Conference:  Defcon 26

2018-08-01

Summary

The presentation discusses the ease of exploiting and implanting industrial control systems and the potential for copycat attacks.
  • Obtaining documentation and engineering software is relatively easy
  • Exploit development is easy due to lack of exploit mitigations
  • Implant development is relatively easy
  • Copycat attacks are expected to increase
  • Attack timing and coordination is crucial
  • Reliability of exploit and implant is important
  • Exploiting the device involves obtaining necessary material and the device itself
The presenters were able to obtain the necessary documentation for the TriConnects system from the US Nuclear Regulatory Commission website. They also found the TriStation software for only three US dollars on a Chinese website. This illustrates how easy it can be to obtain the necessary materials for exploiting and implanting industrial control systems.

Abstract

In 2017 a malware framework dubbed TRITON (also referred to as TRISIS or HatMan) was discovered targeting a petrochemical plant in Saudi Arabia.

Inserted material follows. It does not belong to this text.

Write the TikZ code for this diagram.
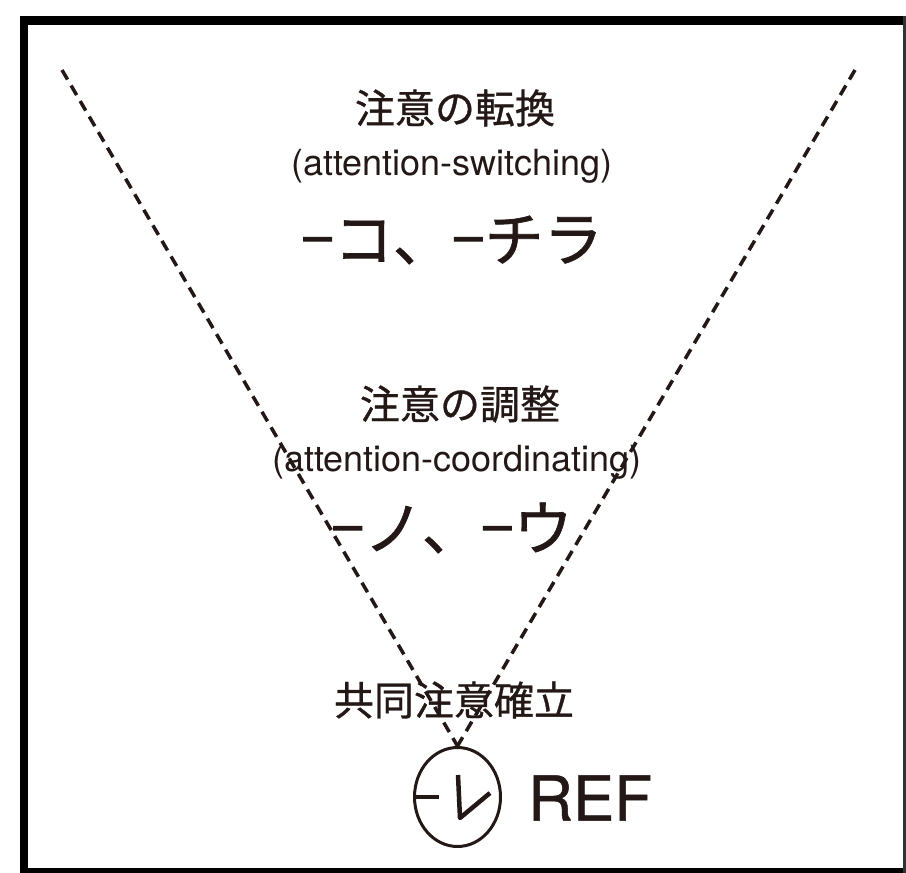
\documentclass[tikz,border=0pt]{standalone}
\usepackage{fontspec}
\setmainfont{TeX Gyre Heros}
\newfontfamily\reffont[FakeBold=0.8]{TeX Gyre Heros}
\newfontfamily\jp[FakeBold=0.8]{Noto Sans CJK JP}
\newfontfamily\jpk[FakeBold=1.2]{Noto Sans CJK JP}
\usetikzlibrary{shapes.geometric}
\definecolor{ink}{RGB}{35,24,21}
\tikzset{
  jlabel/.style={font=\jp\fontsize{40}{44}\selectfont, text=ink, inner sep=0pt},
  elabel/.style={font=\fontsize{36}{40}\selectfont, text=ink, inner sep=0pt},
  klabel/.style={font=\jpk\fontsize{59}{63}\selectfont, text=ink, inner sep=0pt},
  guide/.style={dash pattern=on 11pt off 7pt, line width=3.5pt, ink},
}
\begin{document}
\begin{tikzpicture}[x=1pt,y=-1pt]
\useasboundingbox (0,0) rectangle (906,873);
% frame
\fill[black] (20,16) rectangle (906,25);
\fill[black] (20,16) rectangle (28,873);
\fill[black] (20,868) rectangle (906,873);
\fill[black!80] (903,16) rectangle (906,873);
% clock circle
\node[draw=ink, ellipse, line width=3pt, minimum width=86pt, minimum height=99pt, inner sep=0pt] (refc) at (457.5,797) {};
\coordinate (tl) at (62,70);
\coordinate (tr) at (855,70);
\draw[guide] (tl) -- (refc.north);
\draw[guide] (tr) -- (refc.north);
\draw[line width=4pt, ink] (refc.west) -- ++(26,0);
\draw[line width=4.5pt, ink, line join=round] (458,775) -- (460,818) -- (490,793);
% texts
\node[jlabel] (t1) at (455,108) {注意の転換};
\node[elabel] (e1) at (452,166) {(attention-switching)};
\node[klabel] (k1) at (452,240) {−コ、−チラ};
\node[jlabel] (t2) at (460,404) {注意の調整};
\node[elabel] (e2) at (457,462) {(attention-coordinating)};
\node[klabel] (k2) at (452,528) {−ノ、−ウ};
\node[jlabel] (t3) at (454,700) {共同注意確立};
\node[font=\reffont\fontsize{62}{66}\selectfont, text=ink, inner sep=0pt, anchor=west] (ref) at (528,798) {REF};
\end{tikzpicture}
\end{document}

TRITON was designed to compromise the Schneider Electric Triconex line of Safety Instrumented Systems (SIS), potentially in order to cause physical damage. TRITON is the most complex publicly known ICS attack framework to date and the first publicly known one to target safety controllers. While the functionality of the malware is understood, little is known about the complexity of developing such an implant. The goal of this talk is to provide the audience with a “through the eyes of the attacker” experience in designing advanced embedded systems exploits & implants for Industrial Control Systems (ICS). Attendees will learn about the background of the TRITON incident, the process of reverse-engineering and exploiting ICS devices and developing implants and OT payloads as part of a cyber-physical attack and will be provided with details on real-world ICS vulnerabilities and implant strategies. In the first part of the talk we will provide an introduction to ICS attacks in general and the TRITON incident in particular. We will outline the danger of TRITON being repurposed by copycats and estimate the complexity and development cost of such offensive ICS capabilities. In the second and third parts of the talk we will discuss the process of exploiting ICS devices to achieve code execution and developing ICS implants and OT payloads. We will discuss real-world ICS vulnerabilities and present several implant scenarios such as arbitrary code execution backdoors (as used in TRITON), pin configuration attacks, protocol handler hooking to spoof monitored signal values, suppressing interrupts & alarm functionality, preventing implant removal and control logic restoration and achieving cross-boot persistence. We will discuss several possible OT payload scenarios and how these could be implemented on ICS devices such as the Triconex safety controllers. In the final part of the talk we'll wrap up our assessment of the complexity & cost of developing offensive ICS capabilities such as the TRITON attack and offer recommendations to defenders and ICS vendors.